▶ [Exercise prompt] Return only the lines between the line holding "The picture is" and the line holding "import seaborn as sns", the two boundary lines included, exactly as they appear.
* start Data section *
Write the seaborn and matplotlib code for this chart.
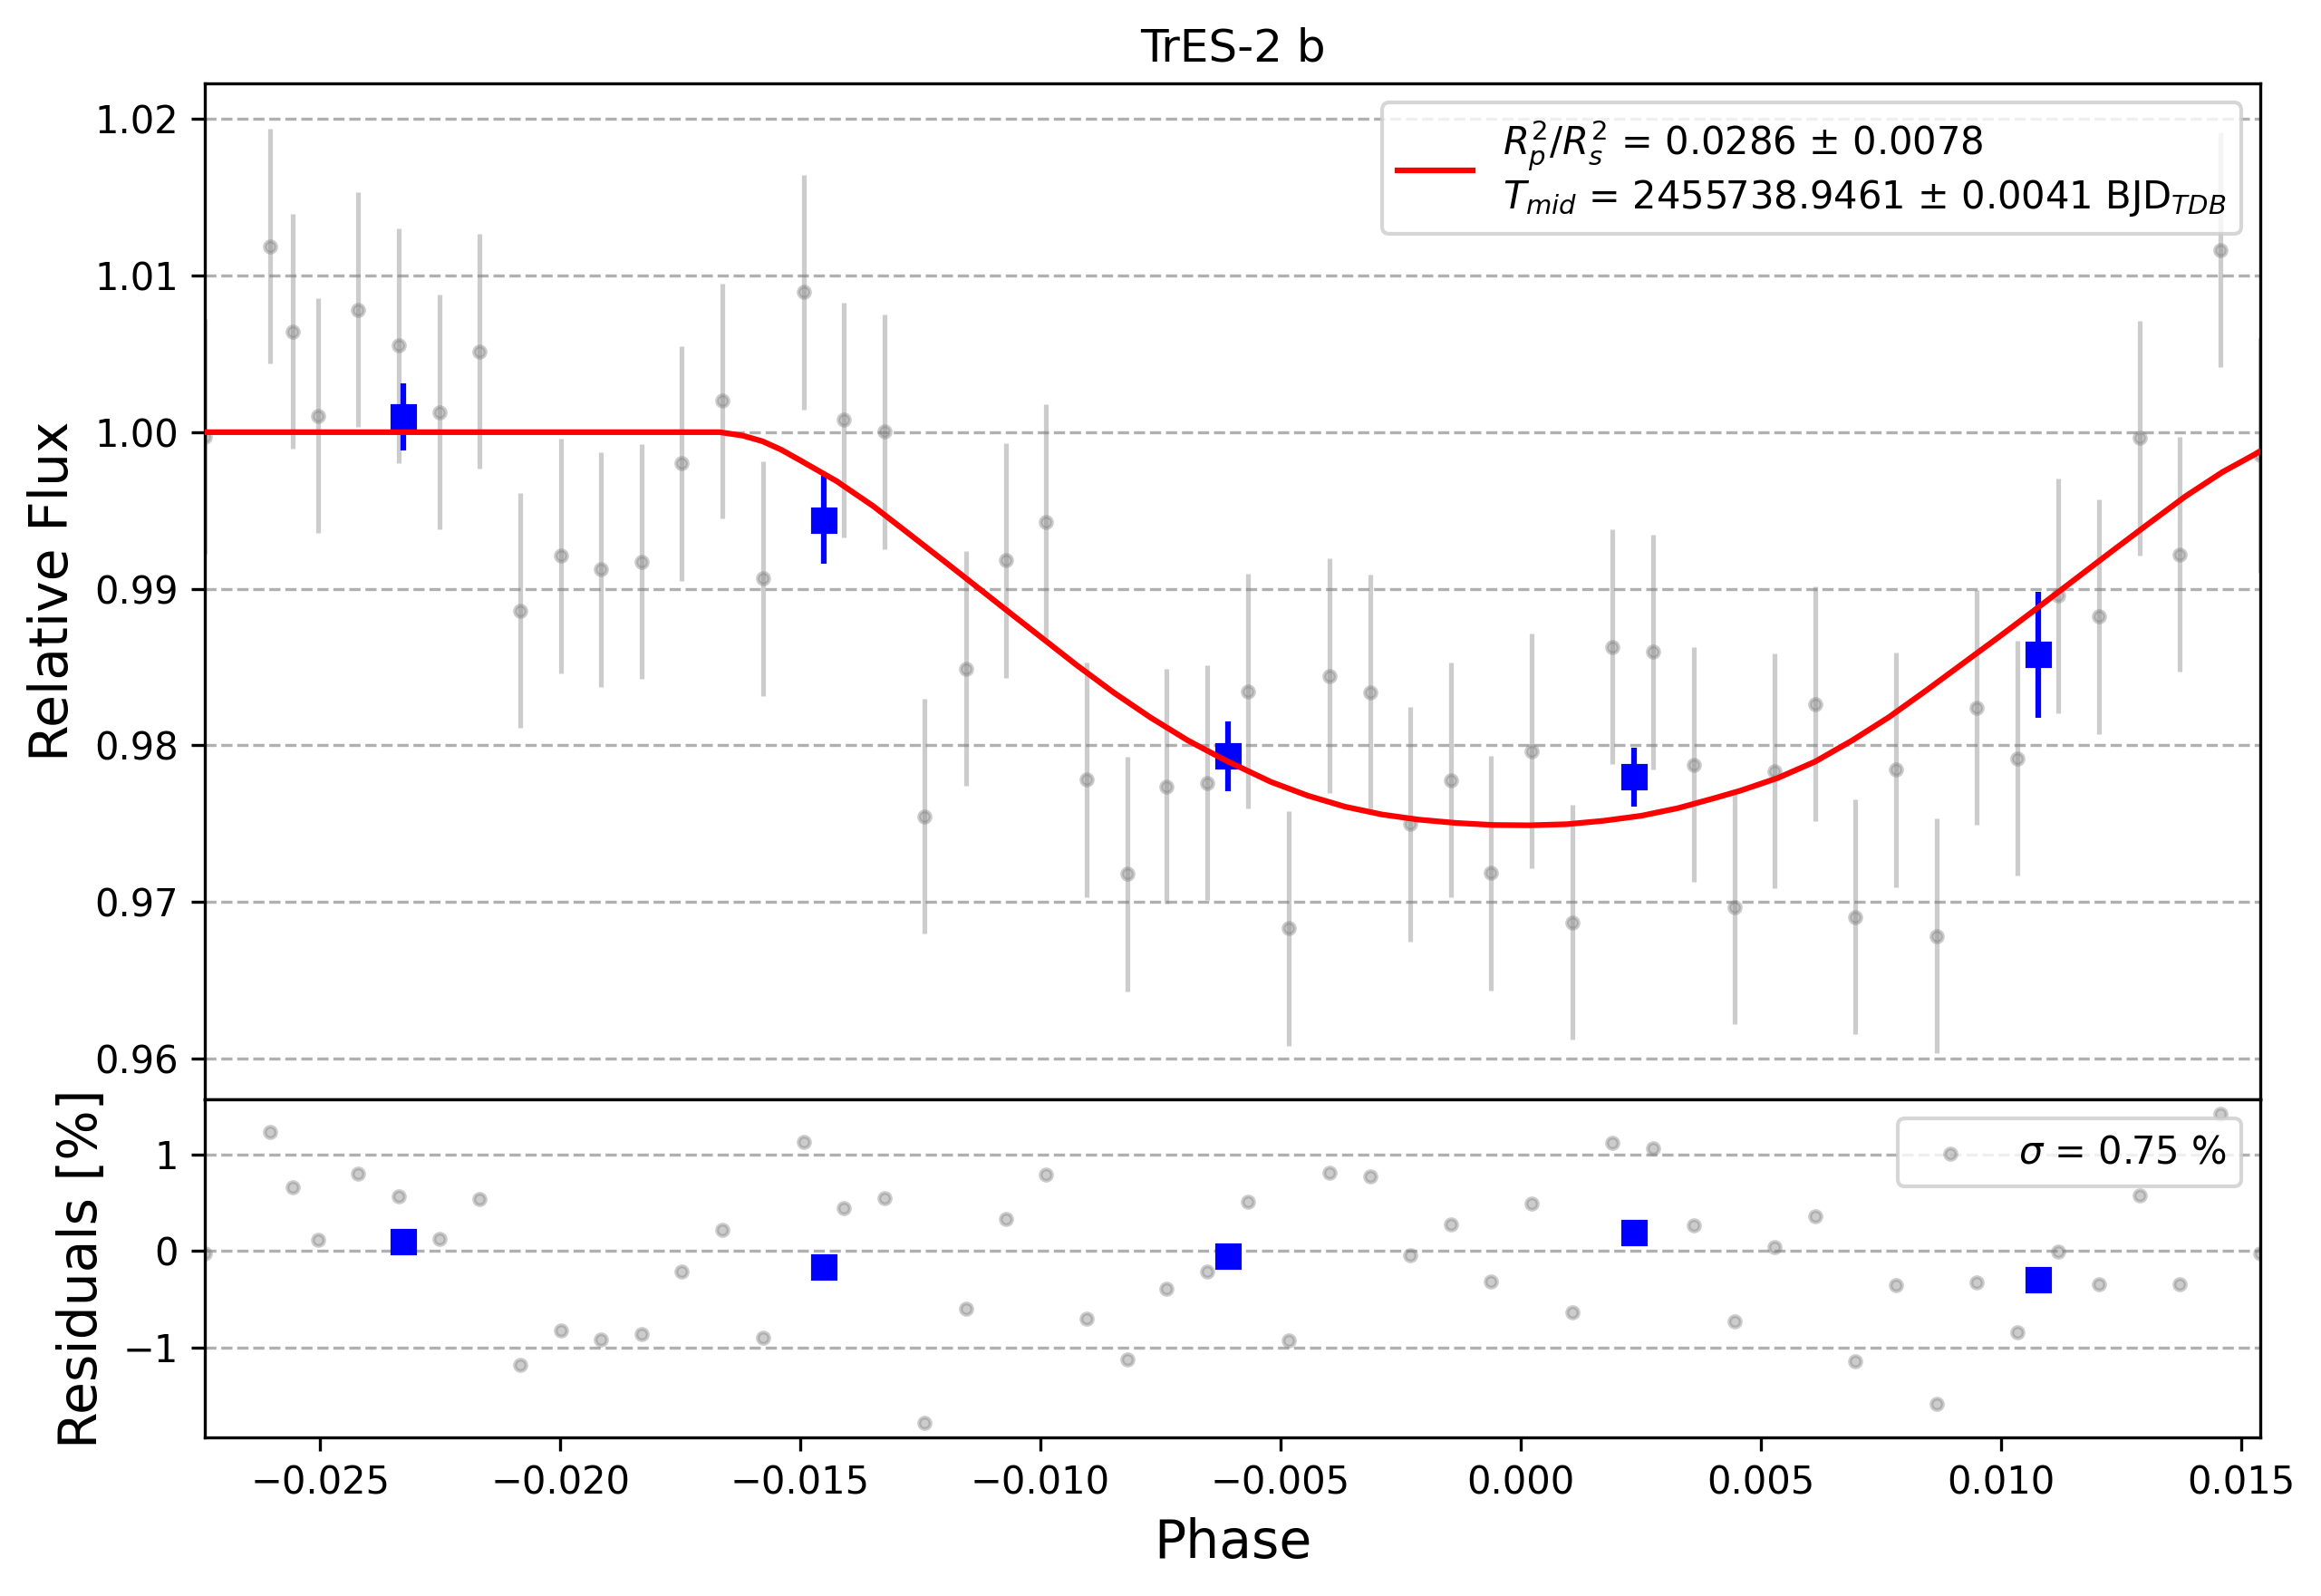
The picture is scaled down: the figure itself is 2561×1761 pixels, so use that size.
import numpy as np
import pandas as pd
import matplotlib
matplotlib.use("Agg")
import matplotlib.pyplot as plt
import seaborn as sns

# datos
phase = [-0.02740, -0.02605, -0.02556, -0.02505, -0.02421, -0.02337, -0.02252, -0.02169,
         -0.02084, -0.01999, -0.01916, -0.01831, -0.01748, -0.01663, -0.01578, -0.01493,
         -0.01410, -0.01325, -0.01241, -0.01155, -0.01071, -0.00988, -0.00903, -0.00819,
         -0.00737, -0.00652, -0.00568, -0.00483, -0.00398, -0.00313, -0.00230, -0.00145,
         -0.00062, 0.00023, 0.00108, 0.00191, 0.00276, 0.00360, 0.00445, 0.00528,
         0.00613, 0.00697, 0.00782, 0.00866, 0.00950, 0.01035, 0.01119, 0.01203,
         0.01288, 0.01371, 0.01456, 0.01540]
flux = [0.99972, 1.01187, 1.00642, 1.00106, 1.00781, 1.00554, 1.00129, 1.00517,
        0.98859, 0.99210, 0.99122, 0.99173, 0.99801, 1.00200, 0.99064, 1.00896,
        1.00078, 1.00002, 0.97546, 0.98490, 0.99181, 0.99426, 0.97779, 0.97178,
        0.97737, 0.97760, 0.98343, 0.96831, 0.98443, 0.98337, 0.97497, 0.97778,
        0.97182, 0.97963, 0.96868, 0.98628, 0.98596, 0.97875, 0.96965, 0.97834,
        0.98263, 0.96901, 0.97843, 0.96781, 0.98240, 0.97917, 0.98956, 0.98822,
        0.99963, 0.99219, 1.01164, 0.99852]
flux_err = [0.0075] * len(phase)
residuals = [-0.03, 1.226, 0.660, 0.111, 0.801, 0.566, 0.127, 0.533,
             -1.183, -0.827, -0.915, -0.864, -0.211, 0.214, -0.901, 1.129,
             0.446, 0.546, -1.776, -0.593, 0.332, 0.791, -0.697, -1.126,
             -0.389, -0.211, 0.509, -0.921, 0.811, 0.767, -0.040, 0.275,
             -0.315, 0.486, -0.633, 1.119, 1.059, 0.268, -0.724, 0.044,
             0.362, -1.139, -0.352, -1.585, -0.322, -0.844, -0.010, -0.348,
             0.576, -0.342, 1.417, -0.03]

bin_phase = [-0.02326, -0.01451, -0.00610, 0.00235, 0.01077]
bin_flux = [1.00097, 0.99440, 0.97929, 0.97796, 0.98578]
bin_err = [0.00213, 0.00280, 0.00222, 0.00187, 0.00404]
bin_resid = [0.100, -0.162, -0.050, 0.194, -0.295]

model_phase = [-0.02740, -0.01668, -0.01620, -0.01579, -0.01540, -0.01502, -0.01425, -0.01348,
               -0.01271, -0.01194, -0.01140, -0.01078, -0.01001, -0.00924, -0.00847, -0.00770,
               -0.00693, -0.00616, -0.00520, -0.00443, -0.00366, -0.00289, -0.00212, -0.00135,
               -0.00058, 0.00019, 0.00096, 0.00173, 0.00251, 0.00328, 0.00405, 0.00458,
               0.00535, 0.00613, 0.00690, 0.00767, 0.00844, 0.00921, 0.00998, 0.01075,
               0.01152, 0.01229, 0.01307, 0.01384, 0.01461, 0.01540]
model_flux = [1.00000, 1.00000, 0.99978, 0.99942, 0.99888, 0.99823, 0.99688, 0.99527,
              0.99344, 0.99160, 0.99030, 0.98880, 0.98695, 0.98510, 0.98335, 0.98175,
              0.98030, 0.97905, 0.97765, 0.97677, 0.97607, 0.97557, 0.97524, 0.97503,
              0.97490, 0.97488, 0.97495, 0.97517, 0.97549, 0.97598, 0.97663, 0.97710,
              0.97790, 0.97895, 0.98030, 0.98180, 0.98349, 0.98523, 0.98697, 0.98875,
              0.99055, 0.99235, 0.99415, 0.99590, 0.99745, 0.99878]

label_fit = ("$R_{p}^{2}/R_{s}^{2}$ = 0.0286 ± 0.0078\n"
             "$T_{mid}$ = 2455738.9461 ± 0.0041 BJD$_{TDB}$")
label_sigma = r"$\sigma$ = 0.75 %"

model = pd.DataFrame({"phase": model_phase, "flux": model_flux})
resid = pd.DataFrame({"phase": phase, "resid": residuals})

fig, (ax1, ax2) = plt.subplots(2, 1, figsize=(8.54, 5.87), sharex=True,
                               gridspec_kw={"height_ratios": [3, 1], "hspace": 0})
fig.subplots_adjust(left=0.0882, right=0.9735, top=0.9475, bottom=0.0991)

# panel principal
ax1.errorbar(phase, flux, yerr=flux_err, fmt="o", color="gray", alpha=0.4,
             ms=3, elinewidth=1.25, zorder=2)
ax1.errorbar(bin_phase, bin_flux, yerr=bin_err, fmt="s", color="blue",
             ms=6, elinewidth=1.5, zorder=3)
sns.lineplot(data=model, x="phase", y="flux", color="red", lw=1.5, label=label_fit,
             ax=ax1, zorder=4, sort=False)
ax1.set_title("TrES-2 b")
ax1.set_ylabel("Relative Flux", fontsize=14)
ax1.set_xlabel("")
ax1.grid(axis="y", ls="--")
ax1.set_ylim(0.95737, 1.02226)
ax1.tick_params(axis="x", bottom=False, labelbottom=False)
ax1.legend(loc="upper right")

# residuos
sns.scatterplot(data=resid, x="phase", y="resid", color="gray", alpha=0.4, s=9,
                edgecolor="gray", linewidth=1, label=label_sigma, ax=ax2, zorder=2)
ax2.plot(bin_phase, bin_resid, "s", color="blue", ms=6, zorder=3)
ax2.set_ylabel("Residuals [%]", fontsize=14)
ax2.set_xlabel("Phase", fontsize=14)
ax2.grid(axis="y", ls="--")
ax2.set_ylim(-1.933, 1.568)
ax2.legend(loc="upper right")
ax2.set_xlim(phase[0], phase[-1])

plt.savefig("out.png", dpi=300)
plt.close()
* end Data section *
▶ [The solution]
The picture is scaled down: the figure itself is 2561×1761 pixels, so use that size.
import numpy as np
import pandas as pd
import matplotlib
matplotlib.use("Agg")
import matplotlib.pyplot as plt
import seaborn as sns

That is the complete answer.